Confrontée aux exigences tactiques du poste de latérale

Car le poste de latérale est un des plus exigeants tactiquement dans le foot- ce n’est pas Marion Torrent qui dira lecontraire. « C’est surtout au niveau de l’intelligence de jeu où on a essayé de la faire progresser le plus, et c’est là où elle a le plus évolué. Elle a pris en maturité, et du coup il y a des erreurs qu’elle ne fait plus », insiste Bompastor. « J’ai beaucoup discuté avec Sonia, qui me donnait beaucoup de conseil du fait de son expérience en tant que latérale gauche, confirme la joueuse. Vu que je m’entraîne et que je joue plus avec les pros, je fais très attention. Wendie Renard me donne des astuces aussi, du coup ça m’aide forcément à progresser ». Chouchou du groupe, Selma Bacha ? En tout cas, même le coach Reynald Pedros y va de son attention : « A chaque match il vient me voir pour me dire « Pas de pression, joue comme tu sais le faire et ça va aller ». C’est un très bon coach », estime Bacha, qui continue de gérer le foot et les études de front.

« La Coupe du Monde 2019, c’est un rêve ! »

Le bac STMG (sciences et technologies du management et de la gestion) arrive effectivement dans un peu plus de 100 jours pour elle. D’où des journées qui se résument généralement ainsi : « Je vais à l’entraînement avec Griedge M’Bock, qui m’emmène parce qu’elle habite à côté.
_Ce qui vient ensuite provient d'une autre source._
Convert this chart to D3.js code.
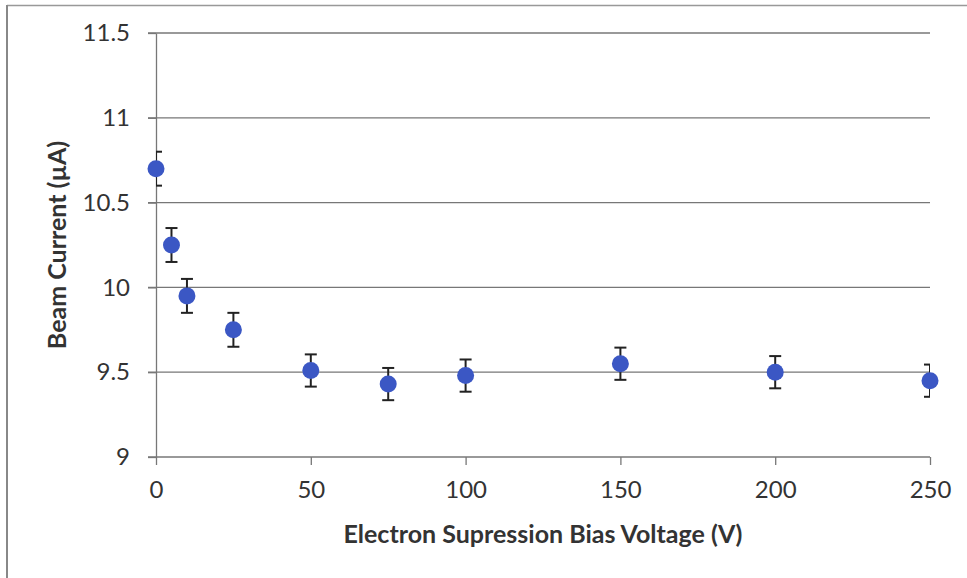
<!DOCTYPE html>
<html><head><meta charset="utf-8">
<script src="https://cdn.jsdelivr.net/npm/d3@7"></script>
<style>body{margin:0;background:#fff}svg{display:block}</style>
</head><body><svg id="c" width="967" height="578"></svg>
<script>
const voltages = [0, 5, 10, 25, 50, 75, 100, 150, 200, 250];
const currents = [10.70, 10.25, 9.95, 9.75, 9.51, 9.43, 9.48, 9.55, 9.50, 9.45];
const errors   = [0.1, 0.1, 0.1, 0.1, 0.095, 0.095, 0.095, 0.095, 0.095, 0.095];
const xTicks = [0, 50, 100, 150, 200, 250];
const yTicks = [9, 9.5, 10, 10.5, 11, 11.5];

const svg = d3.select("#c");
const font = "Lato, 'Open Sans', sans-serif";
const x = d3.scaleLinear().domain([0, 250]).range([156, 930]);
const y = d3.scaleLinear().domain([9, 11.5]).range([457, 33]);
const gridCol = "#777";

// outer frame
svg.append("line").attr("x1",7).attr("x2",967).attr("y1",5.5).attr("y2",5.5).attr("stroke","#999").attr("stroke-width",1.5);
svg.append("line").attr("x1",7).attr("x2",7).attr("y1",5).attr("y2",578).attr("stroke","#888").attr("stroke-width",2);

// gridlines
svg.append("g").selectAll("line").data(yTicks.filter(d=>d>9)).join("line")
  .attr("x1",148).attr("x2",930).attr("y1",d=>y(d)).attr("y2",d=>y(d))
  .attr("stroke",gridCol).attr("stroke-width",1.3);

// x axis
const gx = svg.append("g").attr("transform",`translate(0,${y(9)})`)
  .call(d3.axisBottom(x).tickValues(xTicks).tickSize(8).tickPadding(16).tickSizeOuter(0));
gx.select(".domain").attr("stroke",gridCol).attr("stroke-width",1.3).attr("d",`M148,0H930`);
gx.selectAll(".tick line").attr("stroke",gridCol).attr("stroke-width",1.3);
gx.selectAll("text").attr("font-family",font).attr("font-size",24).attr("fill","#333");

// y axis
const gy = svg.append("g").attr("transform",`translate(${x(0)},0)`)
  .call(d3.axisLeft(y).tickValues(yTicks).tickFormat(d3.format("")).tickSize(8).tickPadding(18).tickSizeOuter(0));
gy.select(".domain").attr("stroke",gridCol).attr("stroke-width",1.3);
gy.selectAll(".tick line").attr("stroke",gridCol).attr("stroke-width",1.3);
gy.selectAll("text").attr("font-family",font).attr("font-size",24).attr("fill","#333");

// error bars (clipped to plot area)
svg.append("clipPath").attr("id","pc").append("rect").attr("x",156).attr("y",0).attr("width",774).attr("height",578);
const eb = svg.append("g").attr("clip-path","url(#pc)").attr("stroke","#222").attr("stroke-width",2);
const data = voltages.map((v,i)=>({v, c:currents[i], e:errors[i]}));
eb.selectAll(".v").data(data).join("line").attr("x1",d=>x(d.v)).attr("x2",d=>x(d.v))
  .attr("y1",d=>y(d.c+d.e)).attr("y2",d=>y(d.c-d.e));
eb.selectAll(".t").data(data).join("line").attr("x1",d=>x(d.v)-6).attr("x2",d=>x(d.v)+6)
  .attr("y1",d=>y(d.c+d.e)).attr("y2",d=>y(d.c+d.e));
eb.selectAll(".b").data(data).join("line").attr("x1",d=>x(d.v)-6).attr("x2",d=>x(d.v)+6)
  .attr("y1",d=>y(d.c-d.e)).attr("y2",d=>y(d.c-d.e));

// points
svg.append("g").selectAll("circle").data(data).join("circle")
  .attr("cx",d=>x(d.v)).attr("cy",d=>y(d.c)).attr("r",8.5).attr("fill","#3B57C4");

// titles
svg.append("text").attr("x",543).attr("y",543).attr("text-anchor","middle")
  .attr("font-family",font).attr("font-weight","bold").attr("font-size",25).attr("fill","#333")
  .text("Electron Supression Bias Voltage (V)");
svg.append("text").attr("transform","translate(66,245) rotate(-90)").attr("text-anchor","middle")
  .attr("font-family",font).attr("font-weight","bold").attr("font-size",25).attr("fill","#333")
  .text("Beam Current (µA)");
</script></body></html>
A 12h on finit l’entraînement, à 12h20 il faut que je sois sortie pour qu’on puisse m’emmener à Meyzieu. Je mange là-bas puis je commence les cours à 13h30, jusqu’à 17h », déroule celle qui repart ensuite au centre de formation pour y effectuer une heure et demie de cours supplémentaire en vue du Graal. « C’est très difficile, on est sur un rythme où il ne faut pas lâcher, je m’accroche et moi quand je me fixe un objectif, je travaille pour aller au bout », dit-elle pleine d’aplomb. Un caractère qui explique aussi la rapidité de sa progression : « Un de ses points forts c’est que sur le terrain elle est toujours à fond, estime Corine Petit. Elle a beaucoup de peps et d’envie, et c’est souvent là que ça se joue dans le passage des jeunes parce que j’en ai vu beaucoup venir. Il y en a qui sont un peu au-dessus dans leur catégorie d’âge, mais quand elles arrivent chez nous on ne les voit pas spécialement, parce qu’elles sont trop inhibées. Elle a une très bonne qualité de centre. Elle les tire un peu enroulés, comme certains garçons peuvent le faire, et c’est très intéressant », conclu la Lyonnaise.

Une revanche à prendre contre les USA

Une maturité dans le jeu qui s’accompagne presque à chaque fois d’un sourire, malgré ses sautes d’humeur donc. «Là on est dans la même chambre, donc je peux vous dire que c’est compliqué ! On s’ambiance bien », s’esclaffait Emelyne Laurent jeudi, quelques heures après l’arrivée des U20 à Vannes, où les Bleuettes affrontaient les USA le lendemain. Un match dominé par les tricolores qui s’est soldé par une défaite rageante (0-1). « J’espère qu’on va faire de bonnes choses parce qu’on a un groupe de qualité. Et ce n’est pas pour nous vanter, mais on peut faire quelque chose de beau », nous confiait Selma Bacha la veille, à propos de la Coupe du Monde U20 cet été. Avec, déjà dans un coin de la tête, l’envie de participer à celle des grandes, l’année prochaine. « Ça c’est un de mes objectifs, c’est un rêve ! », confie le prodige français, qui voit toujours plus loin. Pour continuer de défier l’espace et le temps.